The final integration will be carried out at the U.R. Rao Satellite Centre in Bengaluru, and Isro is looking to launch the satellite in 2024 from the Satish Dhawan Space Centre in Sriharikota, according to the Nasa website.
What’s Nisar?
Optimized for understanding Earth’s topography and managing natural resources, Nisar is a low-earth orbit observatory jointly developed by Nasa and Isro. Nisar is an acronym for the Nasa-Isro Sar mission, a one of its kind collaboration between the two space agencies, that aims to measure Earth’s changing ecosystems, and surfaces, including ice-covered ones, to provide information about natural hazards and rising sea levels.
Nisar will map the entire globe in 12 days and provide spatially and temporally consistent data to better understand Earth's effects of climate change. It is the first satellite mission to collect radar data in two microwave bandwidth regions, called the L-band and the S-band, and measure changes in Earth’s surface less than a centimetre across, the Nasa website explains. The Sar operates with the Sweep Sar technique to provide high-resolution data, according to Isro. It can penetrate clouds and darkness, enabling Nisar to collect data all day and throughout the year.
How can it help?
Human activities in high-risk areas that are prone to hazards such as sea level change, land subsidence, tsunamis, volcanoes, earthquakes and landslides are causing thousands of deaths and costing billions of dollars annually. Better predictions – leading to improved mitigation – can help save the planet from such events. Nisar can track even subtle changes which will help improve disaster response.
Furthermore, Nisar's data will be open access, allowing policymakers across the world to “use them for scientific, societal and commercial goals.” It will also save pre-disaster images that can be accessed to quickly understand how the disaster occurred, leading to the development of “actionable applications” such as water resource monitoring.
A survey by the US National Academy of Science of Earth in 2017, called the Earth Science Decadal Survey, outlined observation priorities for Nasa for the next decade. One of the main objectives was collecting data and enhancing insight into three Earth science domains: ecosystems, deformation of Earth's crust and cryospheric sciences. Isro-Nasa’s partnership emerged as a response to this survey, according to the US space agency.
On 30 September, 2014, Nasa and Isro signed a partnership to collaborate on and launch Nisar. While Nasa brought in the “L-band synthetic aperture radar, a high-rate communication subsystem for science data, GPS receivers, a solid-state recorder and payload data subsystem,” according to its official website, Isro is providing the “spacecraft bus, the S-band radar, the launch vehicle and associated launch services.”

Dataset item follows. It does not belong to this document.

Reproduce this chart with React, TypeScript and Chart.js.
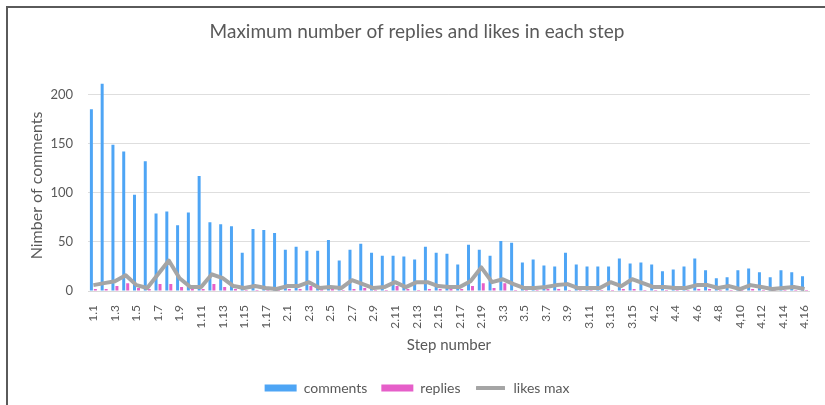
import React, { useEffect, useRef } from "react";
import { Chart, registerables } from "chart.js";

Chart.register(...registerables);

const steps: string[] = [
  "1.1", "1.2", "1.3", "1.4", "1.5", "1.6", "1.7", "1.8", "1.9", "1.10",
  "1.11", "1.12", "1.13", "1.14", "1.15", "1.16", "1.17", "1.18",
  "2.1", "2.2", "2.3", "2.4", "2.5", "2.6", "2.7", "2.8", "2.9", "2.10",
  "2.11", "2.12", "2.13", "2.14", "2.15", "2.16", "2.17", "2.18", "2.19",
  "3.2", "3.3", "3.4", "3.5", "3.6", "3.7", "3.8", "3.9", "3.10",
  "3.11", "3.12", "3.13", "3.14", "3.15",
  "4.1", "4.2", "4.3", "4.4", "4.5", "4.6", "4.7", "4.8", "4.9", "4,10",
  "4.11", "4.12", "4.13", "4.14", "4.15", "4.16",
];

const comments: number[] = [
  185, 211, 149, 142, 98, 132, 79, 81, 67, 80,
  117, 70, 68, 66, 39, 63, 62, 59,
  42, 45, 41, 41, 52, 31, 42, 48, 39, 36,
  36, 35, 32, 45, 39, 38, 27, 47, 42,
  36, 51, 49, 29, 32, 26, 25, 39, 27,
  25, 25, 25, 33, 28,
  29, 27, 20, 22, 25, 33, 21, 13, 14, 21,
  23, 19, 14, 21, 19, 15,
];

const replies: number[] = [
  2, 2, 5, 8, 3, 2, 7, 7, 4, 2,
  2, 7, 4, 2, 1, 1, 1, 1,
  2, 2, 5, 2, 2, 1, 2, 3, 1, 1,
  5, 2, 1, 2, 2, 2, 2, 5, 8,
  3, 8, 1, 1, 1, 2, 2, 1, 1,
  1, 1, 1, 2, 2,
  1, 1, 1, 1, 1, 2, 2, 1, 1, 1,
  2, 1, 1, 1, 1, 1,
];

const likesMax: number[] = [
  6, 8, 10, 16, 6, 3, 17, 31, 13, 4,
  4, 17, 13, 5, 3, 5, 3, 2,
  5, 5, 9, 3, 4, 3, 11, 7, 3, 4,
  9, 4, 9, 9, 5, 4, 4, 10, 24,
  9, 12, 7, 3, 3, 4, 6, 7, 3,
  3, 3, 9, 5, 12,
  8, 4, 4, 3, 3, 6, 6, 3, 5, 2,
  6, 4, 2, 3, 4, 2,
];

const yTicks: number[] = [0, 50, 100, 150, 200];

const FONT = "Lato, 'Open Sans', sans-serif";
const TEXT = "#595959";

export default function App() {
  const ref = useRef<HTMLCanvasElement | null>(null);

  useEffect(() => {
    if (!ref.current) return;
    const chart = new Chart(ref.current, {
      type: "bar",
      data: {
        labels: steps,
        datasets: [
          {
            label: "comments",
            data: comments,
            backgroundColor: "#4ea5f5",
            borderWidth: 0,
            categoryPercentage: 0.74,
            barPercentage: 0.75,
            order: 1,
          },
          {
            label: "replies",
            data: replies,
            backgroundColor: "#e65fc9",
            borderWidth: 0,
            categoryPercentage: 0.74,
            barPercentage: 0.75,
            order: 1,
          },
          {
            type: "line",
            label: "likes max",
            data: likesMax,
            borderColor: "#a5a5a5",
            backgroundColor: "#a5a5a5",
            borderWidth: 4,
            pointRadius: 0,
            tension: 0,
            borderJoinStyle: "round",
            order: 0,
          } as any,
        ],
      },
      options: {
        responsive: false,
        animation: false,
        maintainAspectRatio: false,
        layout: { padding: { left: 20, right: 11, top: 0, bottom: 0 } },
        font: { family: FONT },
        color: TEXT,
        plugins: {
          tooltip: { enabled: false },
          title: {
            display: true,
            text: "Maximum number of replies and likes in each step",
            color: TEXT,
            font: { family: FONT, size: 19, weight: "normal" },
            padding: { top: 20, bottom: 37 },
          },
          legend: {
            position: "bottom",
            labels: {
              color: TEXT,
              font: { family: FONT, size: 14 },
              boxWidth: 32,
              boxHeight: 7,
              padding: 14,
              sort: (a: any, b: any) => a.datasetIndex - b.datasetIndex,
              generateLabels: (c: any) => {
                const items = Chart.defaults.plugins.legend.labels.generateLabels(c);
                return items.map((it: any) => {
                  if (it.datasetIndex === 2) {
                    return { ...it, fillStyle: "#a5a5a5", strokeStyle: "#ffffff", lineWidth: 3, borderRadius: 2 };
                  }
                  return { ...it, lineWidth: 0 };
                });
              },
            },
          },
        },
        scales: {
          x: {
            grid: { display: false },
            border: { display: true, color: "#d9d9d9" },
            afterFit: (scale: any) => {
              scale.height = 76;
            },
            ticks: {
              autoSkip: false,
              maxRotation: 90,
              minRotation: 90,
              padding: 6,
              color: TEXT,
              font: { family: FONT, size: 12 },
              callback: function (this: any, val: any, index: number) {
                return index % 2 === 0 ? steps[index] : "";
              },
            },
            title: {
              display: true,
              text: "Step number",
              color: TEXT,
              font: { family: FONT, size: 15 },
              padding: { top: 12, bottom: 13 },
            },
          },
          y: {
            min: 0,
            max: 215,
            afterBuildTicks: (axis: any) => {
              axis.ticks = yTicks.map((v) => ({ value: v }));
            },
            afterFit: (scale: any) => {
              scale.width = 68;
            },
            grid: { color: "#dedede", drawTicks: false },
            border: { display: false },
            ticks: {
              padding: 15,
              color: TEXT,
              font: { family: FONT, size: 13 },
            },
            title: {
              display: true,
              text: "Nimber of comments",
              color: TEXT,
              font: { family: FONT, size: 16 },
              padding: { top: 7, bottom: 5 },
            },
          },
        },
      },
    });
    return () => chart.destroy();
  }, []);

  return (
    <div style={{ position: "fixed", left: 0, top: 0, width: 825, height: 405, overflow: "hidden", background: "#fff" }}>
      <canvas ref={ref} width={825} height={405} style={{ position: "absolute", left: 0, top: 0 }} />
      <div
        style={{
          position: "absolute",
          left: 6,
          top: 6,
          width: 840,
          height: 440,
          borderLeft: "2px solid #5a5a5a",
          borderTop: "2px solid #5a5a5a",
          zIndex: 10,
          pointerEvents: "none",
        }}
      />
    </div>
  );
}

Along with monitoring the use of natural resources, and Earth’s changing surfaces, Nisar will keep an eye at changes in surface motions that can identify and predict catastrophic events, determine how varying biomass contributes to the global carbon budget, help better understand land use, shed light on how climate and ice masses are linked and measure changes in permafrost and surface melting, track flow rates of glaciers, and monitor changes in groundwater in vulnerable arid regions to provide insight into the changes occurring below the ground and its consequences.